_REQUIRED TASK:_ Copy all lines that contain the word "with".

== RECORDS TO USE ==

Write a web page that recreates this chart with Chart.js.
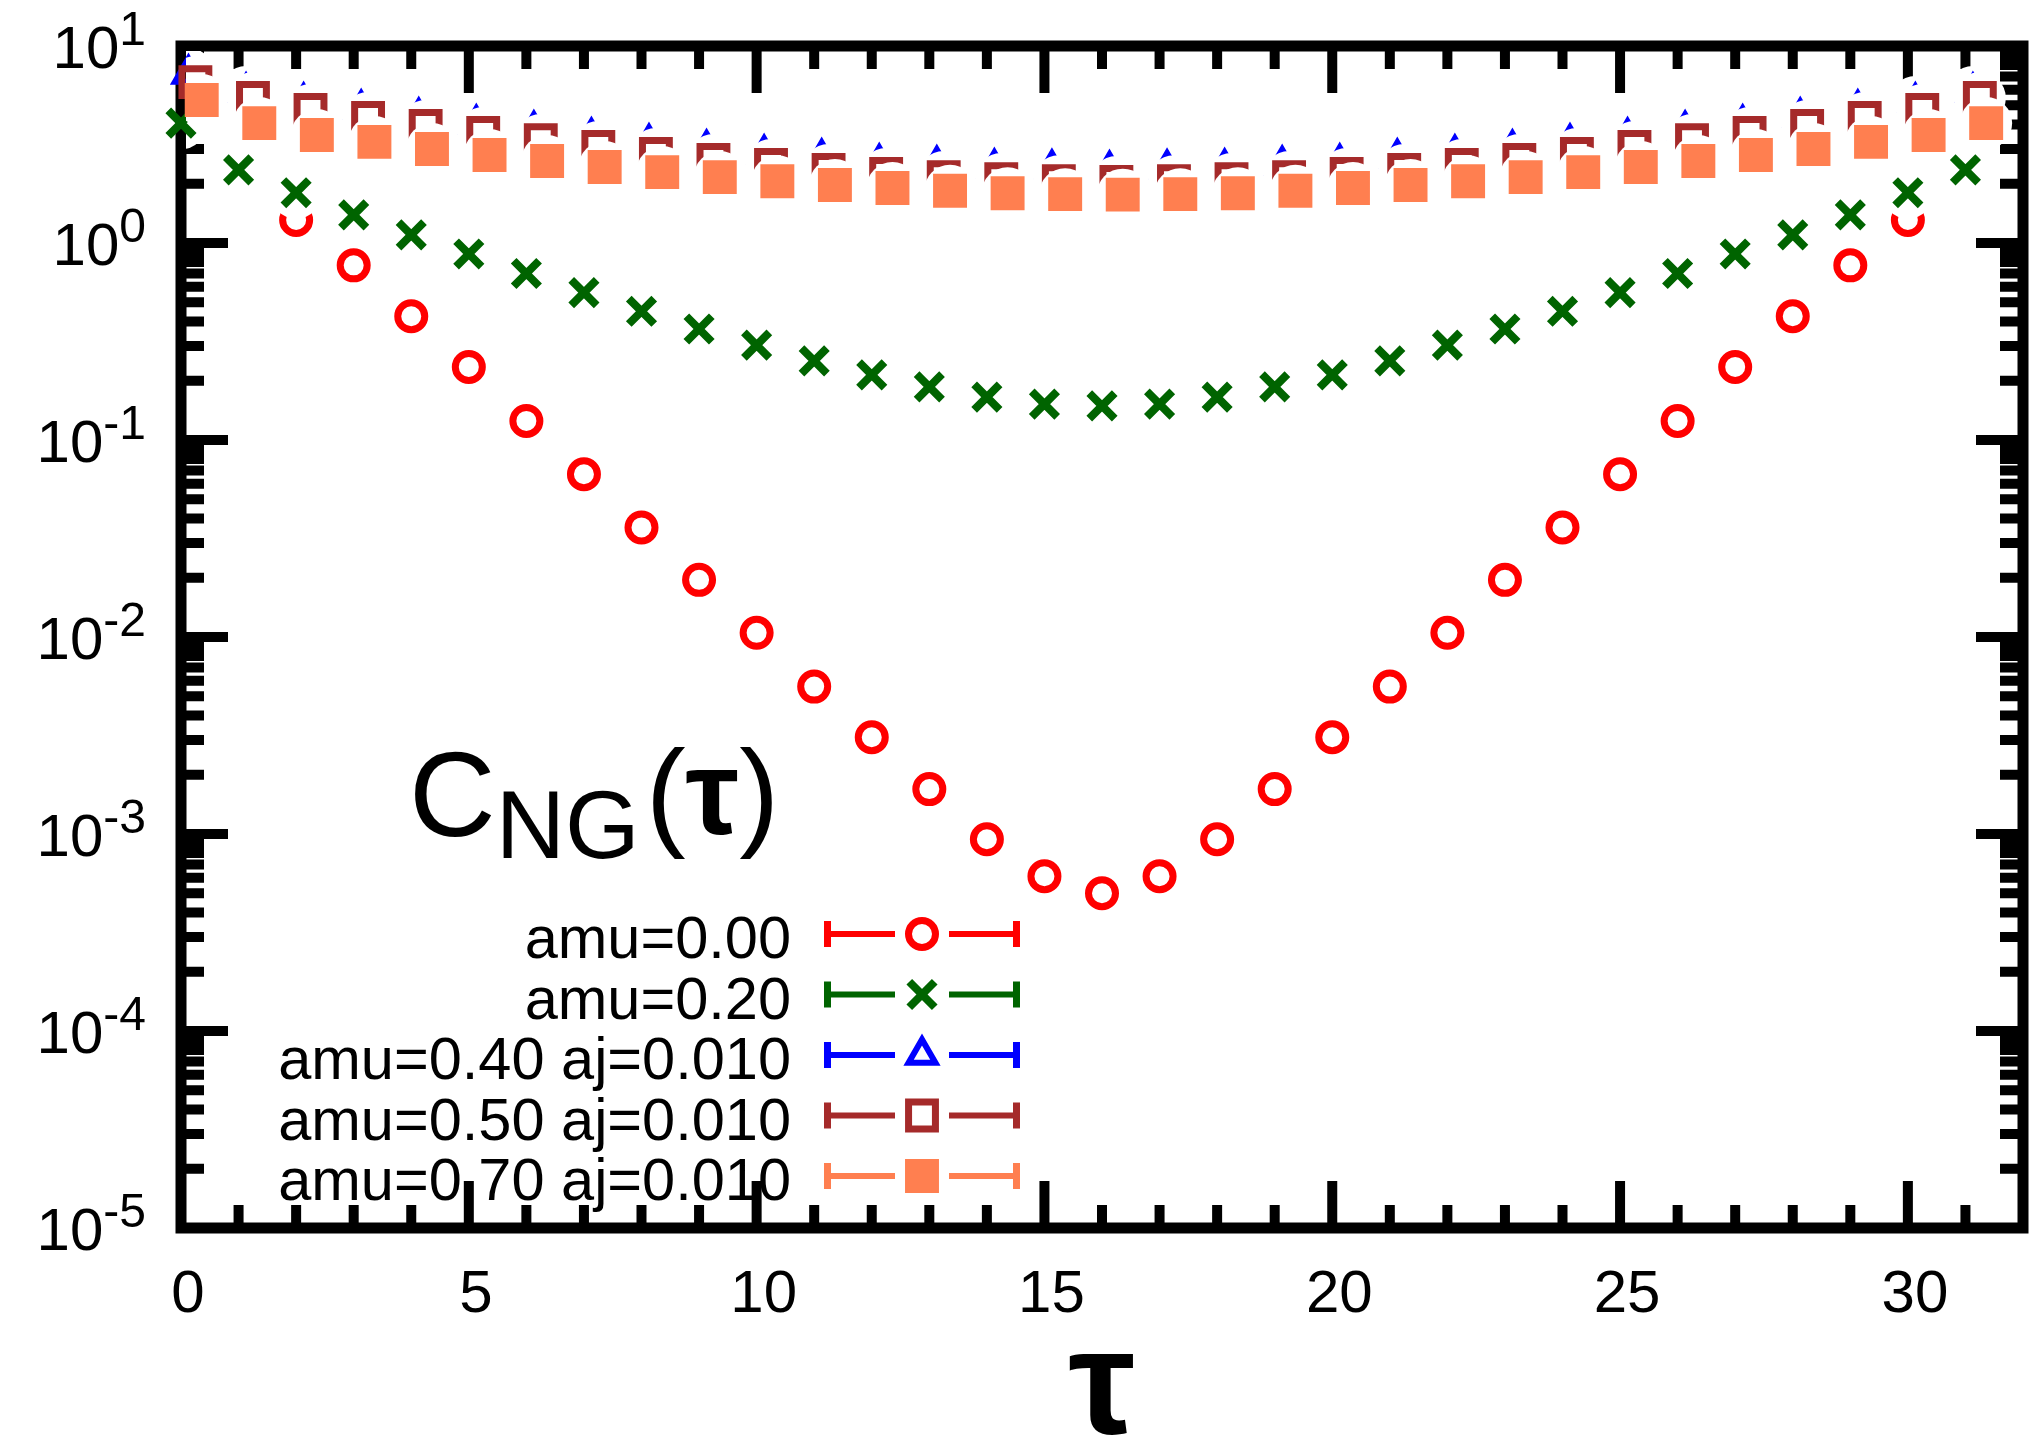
<!DOCTYPE html>
<html lang="en">
<head>
    <meta charset="UTF-8">
    <title>C_NG(tau)</title>
    <script src="https://cdn.jsdelivr.net/npm/chart.js"></script>
    <style>
        html, body { margin: 0; padding: 0; background: #fff; }
        #chartBox { width: 2029px; height: 1435px; }
    </style>
</head>
<body>
    <div id="chartBox">
        <canvas id="corrChart" width="2029" height="1435"></canvas>
    </div>

    <script>
        const FONT = '"Liberation Sans", Arial, Helvetica, sans-serif';

        // time slices
        const tau = [0, 1, 2, 3, 4, 5, 6, 7, 8, 9, 10, 11, 12, 13, 14, 15,
                     16, 17, 18, 19, 20, 21, 22, 23, 24, 25, 26, 27, 28, 29, 30, 31];

        // C_NG(tau) for each mass (null = not plotted)
        const cAmu000 = [null, null, 1.31, 0.77, 0.425, 0.235, 0.125, 0.067, 0.036, 0.0195, 0.0105, 0.0056,
                         0.0031, 0.00169, 0.00094, 0.00061, 0.00050, 0.00061, 0.00094, 0.00169, 0.0031,
                         0.0056, 0.0105, 0.0195, 0.036, 0.067, 0.125, 0.235, 0.425, 0.77, 1.31, null];
        const cAmu020 = [4.06, 2.35, 1.80, 1.39, 1.10, 0.88, 0.70, 0.56, 0.45, 0.366, 0.303, 0.252,
                         0.214, 0.186, 0.165, 0.152, 0.149, 0.152, 0.165, 0.186, 0.214, 0.252, 0.303,
                         0.366, 0.45, 0.56, 0.70, 0.88, 1.10, 1.39, 1.80, 2.35];
        const cAmu040 = [7.2, 5.84, 5.20, 4.79, 4.36, 4.02, 3.75, 3.45, 3.22, 3.00, 2.83, 2.70,
                         2.55, 2.49, 2.40, 2.38, 2.35, 2.38, 2.40, 2.49, 2.55, 2.70, 2.83, 3.00,
                         3.22, 3.45, 3.75, 4.02, 4.36, 4.79, 5.20, 5.84];
        const cAmu050 = [6.56, 5.45, 4.73, 4.31, 3.93, 3.62, 3.33, 3.07, 2.83, 2.64, 2.49, 2.35,
                         2.24, 2.16, 2.11, 2.06, 2.04, 2.06, 2.11, 2.16, 2.24, 2.35, 2.49, 2.64,
                         2.83, 3.07, 3.33, 3.62, 3.93, 4.31, 4.73, 5.45];
        const cAmu070 = [5.32, 4.06, 3.53, 3.26, 3.00, 2.80, 2.61, 2.43, 2.29, 2.16, 2.06, 1.97,
                         1.90, 1.84, 1.79, 1.77, 1.76, 1.77, 1.79, 1.84, 1.90, 1.97, 2.06, 2.16,
                         2.29, 2.43, 2.61, 2.80, 3.00, 3.26, 3.53, 4.06];

        const seriesLabels = ['amu=0.00', 'amu=0.20', 'amu=0.40 aj=0.010',
                              'amu=0.50 aj=0.010', 'amu=0.70 aj=0.010'];
        const xTickLabels = [0, 5, 10, 15, 20, 25, 30];
        const yDecades = [-5, -4, -3, -2, -1, 0, 1];

        const HALO = 26;

        function makeSet(label, values, shift, style) {
            return Object.assign({
                label: label,
                data: tau.map((t, i) => ({x: t + shift, y: values[i]})).filter(p => p.y !== null),
                showLine: false,
                clip: false
            }, style);
        }

        const datasets = [
            makeSet(seriesLabels[0], cAmu000, 0, {
                pointStyle: 'circle', pointRadius: 13.5, pointBorderWidth: 7,
                pointBorderColor: '#ff0000', pointBackgroundColor: 'rgba(0,0,0,0)', order: 4
            }),
            makeSet(seriesLabels[1], cAmu020, 0, {
                pointStyle: 'crossRot', pointRadius: 18, pointBorderWidth: 8,
                pointBorderColor: '#006400', pointBackgroundColor: 'rgba(0,0,0,0)', order: 3
            }),
            makeSet(seriesLabels[2], cAmu040, 0.13, {
                pointStyle: 'triangle', pointRadius: 15.5, pointBorderWidth: 6,
                pointBorderColor: '#0000ff', pointBackgroundColor: 'rgba(0,0,0,0)', order: 2
            }),
            makeSet(seriesLabels[3], cAmu050, 0.25, {
                pointStyle: 'rect', pointRadius: 19, pointBorderWidth: 7,
                pointBorderColor: '#a52a2a', pointBackgroundColor: 'rgba(0,0,0,0)', order: 1
            }),
            makeSet(seriesLabels[4], cAmu070, 0.36, {
                pointStyle: 'rect', pointRadius: 24, pointBorderWidth: 0,
                pointBorderColor: '#ff7f50', pointBackgroundColor: '#ff7f50', order: 0
            })
        ];

        // white page behind everything
        const background = {
            id: 'background',
            beforeDraw(chart) {
                const ctx = chart.ctx;
                ctx.save();
                ctx.fillStyle = '#fff';
                ctx.fillRect(0, 0, chart.width, chart.height);
                ctx.restore();
            }
        };

        // border with inward tics on all four sides
        const frame = {
            id: 'frame',
            beforeDatasetsDraw(chart) {
                const {ctx, chartArea: a, scales: {x, y}} = chart;
                ctx.save();
                ctx.strokeStyle = '#000';
                ctx.lineCap = 'butt';
                ctx.lineWidth = 10;
                ctx.beginPath();
                for (let t = 1; t < x.max; t++) {
                    const px = x.getPixelForValue(t);
                    const len = t % 5 === 0 ? 47 : 23;
                    ctx.moveTo(px, a.bottom); ctx.lineTo(px, a.bottom - len);
                    ctx.moveTo(px, a.top); ctx.lineTo(px, a.top + len);
                }
                yDecades.forEach(e => {
                    for (let m = 1; m <= 9; m++) {
                        const v = m * Math.pow(10, e);
                        if (v > y.max) break;
                        const py = y.getPixelForValue(v);
                        const len = m === 1 ? 47 : 23;
                        ctx.moveTo(a.left, py); ctx.lineTo(a.left + len, py);
                        ctx.moveTo(a.right, py); ctx.lineTo(a.right - len, py);
                    }
                });
                ctx.stroke();
                ctx.lineWidth = 11;
                ctx.strokeRect(a.left, a.top, a.right - a.left, a.bottom - a.top);
                ctx.restore();
            }
        };

        // blank a disc behind each point (inside the border only)
        const halo = {
            id: 'halo',
            beforeDatasetDraw(chart, args) {
                const {ctx, chartArea: a} = chart;
                ctx.save();
                ctx.beginPath();
                ctx.rect(a.left + 5, a.top + 5, a.right - a.left - 10, a.bottom - a.top - 10);
                ctx.clip();
                ctx.fillStyle = '#fff';
                args.meta.data.forEach(pt => {
                    if (pt.skip) return;
                    ctx.beginPath();
                    ctx.arc(pt.x, pt.y, HALO, 0, 2 * Math.PI);
                    ctx.fill();
                });
                ctx.restore();
            }
        };

        // draws "(τ)" with a heavier tau
        function drawTauGroup(ctx, x, baseline, size) {
            ctx.font = `${size}px ${FONT}`;
            ctx.fillText('(', x, baseline);
            x += ctx.measureText('(').width;
            ctx.font = `bold ${size}px ${FONT}`;
            ctx.fillText('τ', x, baseline);
            x += ctx.measureText('τ').width;
            ctx.font = `${size}px ${FONT}`;
            ctx.fillText(')', x, baseline);
        }

        // tick labels, key, caption and axis title
        const annotations = {
            id: 'annotations',
            afterDraw(chart) {
                const {ctx, chartArea: a, scales: {x, y}} = chart;
                ctx.save();
                ctx.fillStyle = '#000';
                ctx.textBaseline = 'alphabetic';

                ctx.textAlign = 'center';
                ctx.font = `60px ${FONT}`;
                xTickLabels.forEach(t => {
                    ctx.fillText(String(t), x.getPixelForValue(t) + 7, 1312);
                });

                ctx.textAlign = 'left';
                yDecades.forEach(e => {
                    const py = y.getPixelForValue(Math.pow(10, e));
                    const exp = String(e);
                    ctx.font = `60px ${FONT}`;
                    const wb = ctx.measureText('10').width;
                    ctx.font = `48px ${FONT}`;
                    const we = ctx.measureText(exp).width;
                    ctx.font = `60px ${FONT}`;
                    ctx.fillText('10', 146 - we - wb, py + 22);
                    ctx.font = `48px ${FONT}`;
                    ctx.fillText(exp, 146 - we, py - 1);
                });

                // key: label, then error-bar sample with the point marker
                const drawPoint = Chart.helpers.drawPoint;
                chart.data.datasets.forEach((ds, i) => {
                    const ry = 934 + 60.5 * i;
                    ctx.font = `59.5px ${FONT}`;
                    ctx.textAlign = 'right';
                    ctx.fillStyle = '#000';
                    ctx.fillText(ds.label, 791, ry + 24);

                    ctx.strokeStyle = ds.pointBorderColor;
                    ctx.lineWidth = 6;
                    ctx.beginPath();
                    ctx.moveTo(824, ry); ctx.lineTo(895, ry);
                    ctx.moveTo(949, ry); ctx.lineTo(1020, ry);
                    ctx.stroke();
                    ctx.lineWidth = 7;
                    ctx.beginPath();
                    ctx.moveTo(827.5, ry - 13); ctx.lineTo(827.5, ry + 13);
                    ctx.moveTo(1016.5, ry - 13); ctx.lineTo(1016.5, ry + 13);
                    ctx.stroke();

                    ctx.fillStyle = ds.pointBackgroundColor;
                    ctx.strokeStyle = ds.pointBorderColor;
                    ctx.lineWidth = ds.pointBorderWidth;
                    drawPoint(ctx, {
                        pointStyle: ds.pointStyle, rotation: 0,
                        radius: ds.pointRadius, borderWidth: ds.pointBorderWidth
                    }, 922, ry);
                });

                // C_NG(tau) caption
                ctx.fillStyle = '#000';
                ctx.textAlign = 'left';
                let cx = 409;
                ctx.font = `120px ${FONT}`;
                ctx.fillText('C', cx, 836);
                cx += ctx.measureText('C').width;
                ctx.font = `96px ${FONT}`;
                ctx.fillText('NG', cx, 858);
                cx += ctx.measureText('NG').width + 6;
                drawTauGroup(ctx, cx, 834, 120);

                // x axis title
                ctx.textAlign = 'center';
                ctx.font = `bold 150px ${FONT}`;
                ctx.fillText('τ', (a.left + a.right) / 2, 1433);
                ctx.restore();
            }
        };

        new Chart(document.getElementById('corrChart'), {
            type: 'scatter',
            data: { datasets: datasets },
            options: {
                responsive: false,
                devicePixelRatio: 1,
                animation: false,
                layout: {
                    autoPadding: false,
                    padding: { left: 0, right: 6, top: 46, bottom: 0 }
                },
                plugins: {
                    legend: { display: false },
                    tooltip: { enabled: false },
                    title: { display: false }
                },
                scales: {
                    x: {
                        type: 'linear',
                        min: 0,
                        max: 32,
                        grid: { display: false, drawTicks: false },
                        border: { display: false },
                        ticks: { display: false },
                        afterFit: scale => { scale.height = 207; }
                    },
                    y: {
                        type: 'logarithmic',
                        min: 1e-5,
                        max: 10,
                        grid: { display: false, drawTicks: false },
                        border: { display: false },
                        ticks: { display: false },
                        afterFit: scale => { scale.width = 181; }
                    }
                }
            },
            plugins: [background, frame, halo, annotations]
        });
    </script>
</body>
</html>
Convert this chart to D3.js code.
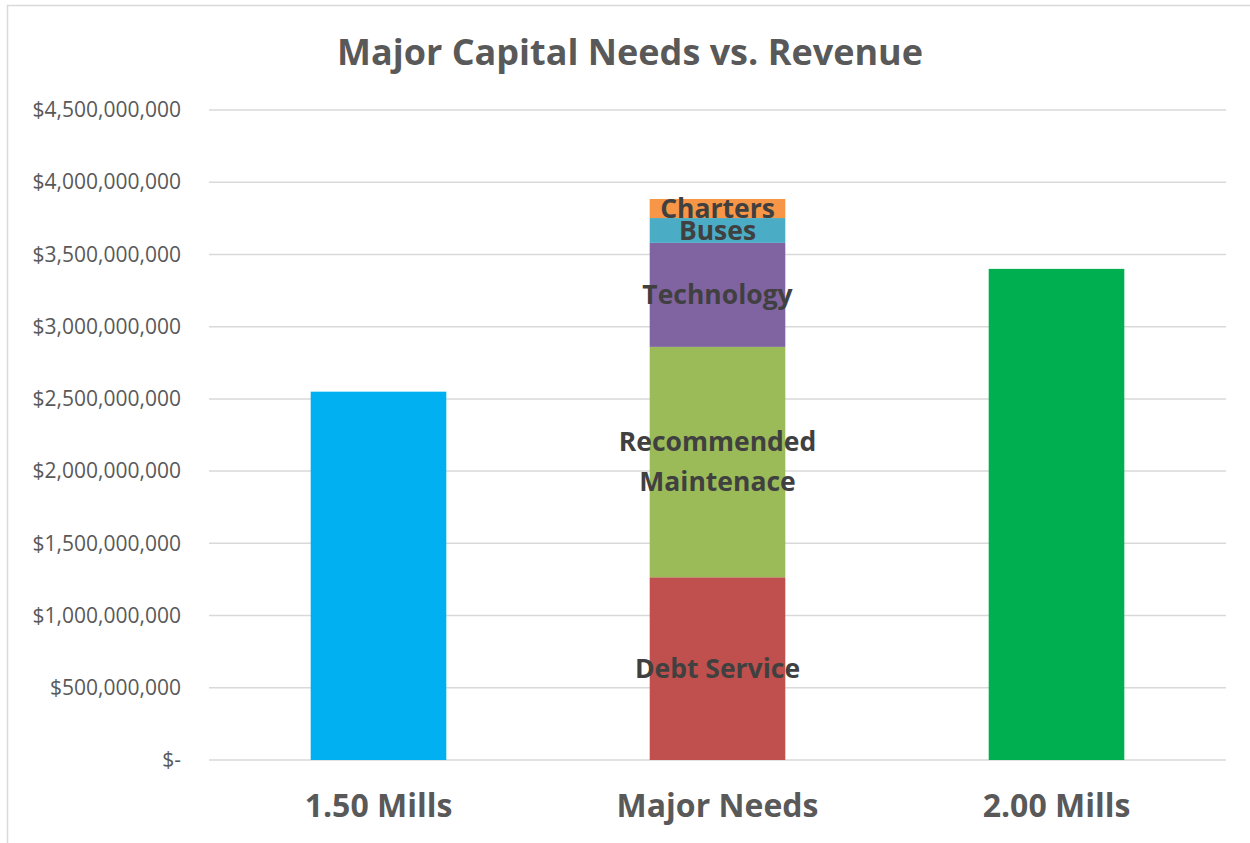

===

_TASK RESPONSE:_
Write a web page that recreates this chart with Chart.js.
        // border with inward tics on all four sides
        // draws "(τ)" with a heavier tau
                // key: label, then error-bar sample with the point marker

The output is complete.